* WORK INSTRUCTIONS
Skip any picture you find and retype all the remaining lines exactly.

* DATA SHOWN

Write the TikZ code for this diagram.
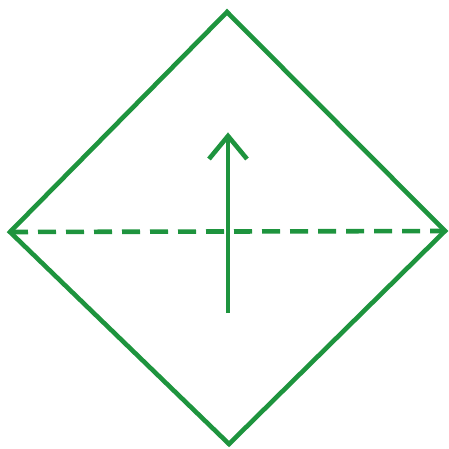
\documentclass[tikz,border=0pt]{standalone}
\usetikzlibrary{arrows.meta}
\definecolor{lgreen}{RGB}{30,148,62}
\begin{document}
\begin{tikzpicture}[x=1pt,y=-1pt,
  shape line/.style={draw=lgreen,line width=4.6pt,line join=miter},
  fold line/.style={draw=lgreen,line width=4.6pt,dash pattern=on 18pt off 10pt}]
\useasboundingbox (0,0) rectangle (449,449);
\coordinate (T) at (227,12);
\coordinate (L) at (10,232);
\coordinate (R) at (445,231);
\coordinate (B) at (229,444);
\coordinate (A0) at (228,313);
\coordinate (A1) at (228,136);
\path[shape line] (T) -- (R) -- (B) -- (L) -- cycle;
\path[fold line] (L) -- (R);
\path[shape line] (A0) -- (A1);
\path[shape line] (209,159) -- (A1) -- (247,159);
\end{tikzpicture}
\end{document}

* SOLUTION FOR THIS EXERCISE
Write the TikZ code for this diagram.
\documentclass[tikz,border=0pt]{standalone}
\usetikzlibrary{arrows.meta}
\definecolor{lgreen}{RGB}{30,148,62}
\begin{document}
\begin{tikzpicture}[x=1pt,y=-1pt,
  shape line/.style={draw=lgreen,line width=4.6pt,line join=miter},
  fold line/.style={draw=lgreen,line width=4.6pt,dash pattern=on 18pt off 10pt}]
\useasboundingbox (0,0) rectangle (449,449);
\coordinate (T) at (227,12);
\coordinate (L) at (10,232);
\coordinate (R) at (445,231);
\coordinate (B) at (229,444);
\coordinate (A0) at (228,313);
\coordinate (A1) at (228,136);
\path[shape line] (T) -- (R) -- (B) -- (L) -- cycle;
\path[fold line] (L) -- (R);
\path[shape line] (A0) -- (A1);
\path[shape line] (209,159) -- (A1) -- (247,159);
\end{tikzpicture}
\end{document}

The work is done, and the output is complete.